Estamos vivendo tempos de fortes solavancos na economia, com disparadas do dólar e fortes quedas na bolsa. Entre as causas domésticas para isso, certamente o risco fiscal é o mais relevante. Já faz alguns anos que o Brasil não consegue equilibrar bem essas contas, e os investidores passam do receio à desconfiança de que, em algum momento, o governo pode não conseguir honrar com seus compromissos financeiros. A incerteza faz com que investimentos domésticos sejam reduzidos, parte dos recursos vai para o exterior. Resultado, o real se desvaloriza, a inflação aumenta. E a insegurança faz com que o custo de capital se eleve, ou seja, os juros sobem. E fica mais difícil ainda ao Tesouro Nacional cumprir com suas obrigações, principalmente com relação à dívida interna e remuneração de títulos públicos. Pronto, está criado o círculo vicioso.
E como isso afeta a construção civil? De diversas formas, e o impacto não é pequeno. Além dos impactos gerais que os manuais internacionais de economia apresentam, ainda há de se considerar as especificidades nacionais. A principal delas, o funding para o crédito imobiliário. O Brasil financia suas operações imobiliárias a partir de diversas fontes de recursos, das quais se destacam duas muito relevantes: o Fundo de Garantia do Trabalhador (FGTS) e as cadernetas de poupança (SBPE). Vejamos como o atual cenário de incerteza fiscal pode afetar cada um deles:
- FGTS: o Fundo de Garantia é uma exigência da legislação brasileira aos trabalhadores contratados pela CLT. Quando o desemprego aumenta, a origem deste fundo se reduz, há menos empregados contribuindo para a formação do montante financeiro do Fundo. Se as incertezas fiscais permanecem tempo suficiente para reduzir investimentos, menos pessoas são contratadas. Além disso, há hoje no país um crescente comportamento de empregadores de contratar pessoas físicas formalizadas como pessoas jurídicas (PJ), conhecido como pejotização. Isso ocorre em função da alta carga tributária envolvida na contratação CLT. Essas empresas (empregados) não contribuem com o FGTS. O resultado desse arranjo é uma redução crescente desta origem de recursos. Além disso, decisões judiciais recentes aumentaram o custo do capital deste funding, e a criação do saque-aniversário tem reduzido este montante disponível.
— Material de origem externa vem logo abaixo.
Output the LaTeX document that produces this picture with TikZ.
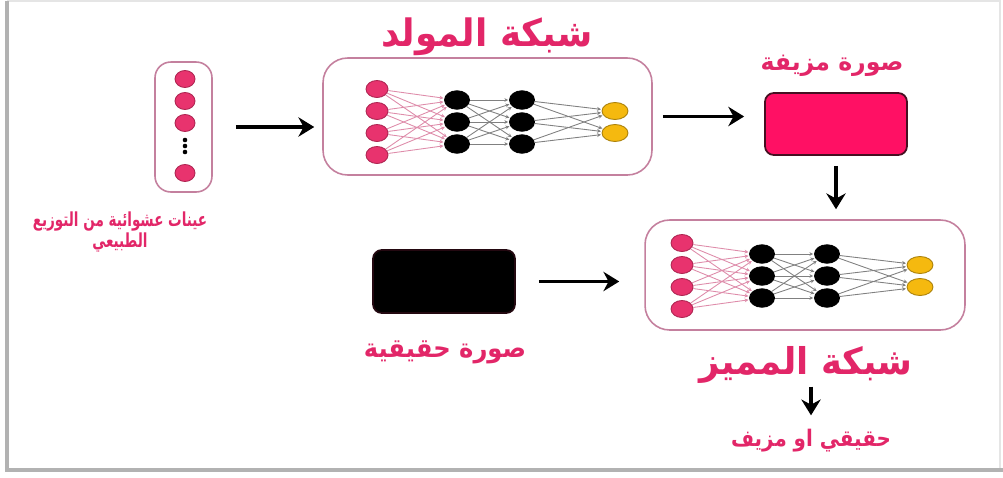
\documentclass[tikz,border=0pt]{standalone}
\usepackage{fontspec}
\usepackage{graphicx}
\usetikzlibrary{arrows.meta,shapes.geometric,positioning}
\TeXXeTstate=1
\newfontfamily\arabicfont[Script=Arabic]{DejaVu Sans}

\definecolor{gpink}{RGB}{232,51,110}
\definecolor{txtpink}{RGB}{226,38,104}
\definecolor{boxline}{RGB}{196,128,158}
\definecolor{linkpink}{RGB}{222,140,170}
\definecolor{outyellow}{RGB}{245,185,15}
\definecolor{fakefill}{RGB}{255,16,100}

% narrower Arabic lines
\newcommand{\artext}[2][0.82]{\scalebox{#1}[1]{\beginR #2\endR}}

\tikzset{
  unit/.style={ellipse, inner sep=0pt, minimum width=0.44cm, minimum height=0.34cm, line width=0.5pt},
  innode/.style={unit, fill=gpink, draw=gpink!75!black},
  hidnode/.style={unit, fill=black, draw=black, minimum width=0.5cm, minimum height=0.37cm},
  outnode/.style={unit, fill=outyellow, draw=outyellow!70!black, minimum width=0.52cm},
  netbox/.style={draw=boxline, line width=0.9pt, rounded corners=14pt, inner sep=0pt},
  flow/.style={line width=2.2pt, -{Stealth[length=9pt,width=11pt]}},
  link/.style={line width=0.5pt, shorten >=0.5pt, -{Stealth[length=2.2pt,width=2.2pt]}},
  lbl/.style={text=txtpink, font=\arabicfont\bfseries, align=center},
  % a small fully connected net: 4 inputs, two hidden layers of 3, 2 outputs
  pics/mlp/.style={code={
    \foreach \i/\y in {1/0,2/22,3/44,4/66} \node[innode] (-in\i) at (0,\y) {};
    \foreach \j/\y in {1/11,2/33,3/55} {
      \node[hidnode] (-ha\j) at (80,\y) {};
      \node[hidnode] (-hb\j) at (145,\y) {};
    }
    \foreach \k/\y in {1/22,2/44} \node[outnode] (-out\k) at (238,\y) {};
    \foreach \i in {1,...,4} \foreach \j in {1,2,3} \draw[link, linkpink] (-in\i) -- (-ha\j);
    \foreach \i in {1,2,3} \foreach \j in {1,2,3} \draw[link, gray] (-ha\i) -- (-hb\j);
    \foreach \i in {1,2,3} \foreach \k in {1,2} \draw[link, gray] (-hb\i) -- (-out\k);
  }}
}

\begin{document}
\begin{tikzpicture}[x=0.02cm, y=-0.02cm]
\useasboundingbox (0,0) rectangle (1003,477);
% page frame with its shadow
\draw[gray!20, line width=0.03cm] (7,1) -- (1000,1) -- (1000,470);
\draw[gray!60, line width=0.08cm] (7,1) -- (7,470) -- (1003,470);

% noise vector
\node[netbox, rounded corners=9pt, minimum width=1.14cm, minimum height=2.6cm] (col) at (183.5,127) {};
\foreach \i/\y in {1/79,2/101,3/123,4/173}
  \node[innode, minimum width=0.4cm, minimum height=0.34cm] (z\i) at (185,\y) {};
\foreach \y in {140,146,152} \fill (185,\y) circle (1.3pt);
\node[lbl, font=\arabicfont\bfseries\fontsize{11}{12.5}\selectfont] (noise) at (120,232)
  {\artext[0.7]{عينات عشوائية من التوزيع}\\\artext[0.7]{الطبيعي}};

% generator
\node[netbox, minimum width=6.58cm, minimum height=2.34cm] (gen) at (487.5,116.5) {};
\pic (gen) at (377,89) {mlp};
\node[lbl, font=\arabicfont\bfseries\fontsize{21.5}{25}\selectfont] (genlabel) at (487,37) {\artext[0.95]{شبكة المولد}};

% generated image
\node[draw=black!70!gpink, line width=1pt, fill=fakefill, rounded corners=5pt,
  minimum width=2.84cm, minimum height=1.24cm] (fake) at (836,124) {};
\node[lbl, font=\arabicfont\bfseries\fontsize{14}{17}\selectfont] (fakelabel) at (832,66) {\artext[0.96]{صورة مزيفة}};

% real image
\node[draw=black!85!gpink, line width=1pt, fill=black, rounded corners=5pt,
  minimum width=2.84cm, minimum height=1.26cm] (real) at (444,281.5) {};
\node[lbl, font=\arabicfont\bfseries\fontsize{15}{18}\selectfont] (reallabel) at (445,352) {\artext[0.92]{صورة حقيقية}};

% discriminator
\node[netbox, minimum width=6.4cm, minimum height=2.2cm] (disc) at (805,275) {};
\pic (disc) at (682,243) {mlp};
\node[lbl, font=\arabicfont\bfseries\fontsize{21}{25}\selectfont] (disclabel) at (806,365) {\artext[0.96]{شبكة المميز}};
\node[lbl, font=\arabicfont\bfseries\fontsize{13}{16}\selectfont] (verdict) at (811,441) {\artext[0.87]{حقيقي او مزيف}};

% connectors
\draw[flow, shorten <=0.46cm, shorten >=0.16cm] (col) -- (col -| gen.west);
\draw[flow, shorten <=0.2cm, shorten >=0.4cm] (gen.east) -- (gen.east -| fake.west);
\draw[flow, shorten <=0.2cm, shorten >=0.2cm] (fake.south) -- (fake.south |- disc.north);
\draw[flow, shorten <=0.46cm, shorten >=0.5cm] (real.east) -- (real.east -| disc.west);
\draw[flow, shorten <=-0.06cm, shorten >=0.16cm] (disclabel.south -| verdict.north) -- (verdict.north);
\end{tikzpicture}
\end{document}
- SBPE: apesar de a elevação das taxas de juros melhorar a remuneração da caderneta de poupança, atualmente existem diversos outros instrumentos financeiros de fácil acesso à pessoa física com rentabilidade superior à da poupança, com menor nível de risco. Este cenário já está consolidado há vários anos, o que acelerou a mudança de cultura de poupança das famílias brasileiras. Por volta de 2015, o país já havia passado por uma primeira crise desta modalidade de funding, situação esta que só não se agravou mais por conta da desaceleração da construção civil, do mercado imobiliário e da economia nacional como um todo nos anos que se seguiram. Agora adicionemos a este cenário uma crise fiscal. Menor segurança em relação ao comportamento do governo, até hoje, provoca no público de meia idade ou mais idoso, inseguranças em relação à caderneta de poupança, mais de 30 anos após o sequestro de poupança do Plano Collor. Além disso, as desconfianças em relação à economia doméstica funcionam também como incentivo ao investimento em ativos no exterior, algo muito simples, fácil e rápido hoje em dia. Outro elemento a se considerar é que as taxas de juros mais altas aumentam a diferença de rentabilidade entre a caderneta de poupança e aplicações financeiras alternativas, incentivando os saques do SBPE (Sistema Brasileiro de Poupança e Empréstimo).
A restrição de fontes de recursos para o crédito imobiliário não é o único problema trazido pelos desequilíbrios fiscais do governo. O investimento em ativos imobiliários exige recursos vultosos e previsibilidade de longo prazo, ambos afetados por incertezas macroeconômicas nacionais. Uma queda no índice de confiança do consumidor e nas intenções de consumo são sentidas primeiro e de forma mais contundente no mercado imobiliário. A própria elevação do custo financeiro coloca volumes imensos de imóveis em condições inacessíveis de seu público, principalmente nos mercados mais populares e na base da pirâmide social do mercado.
Quanto mais estável e previsível for uma economia, melhor para o desenvolvimento imobiliário de um país. E vice-versa.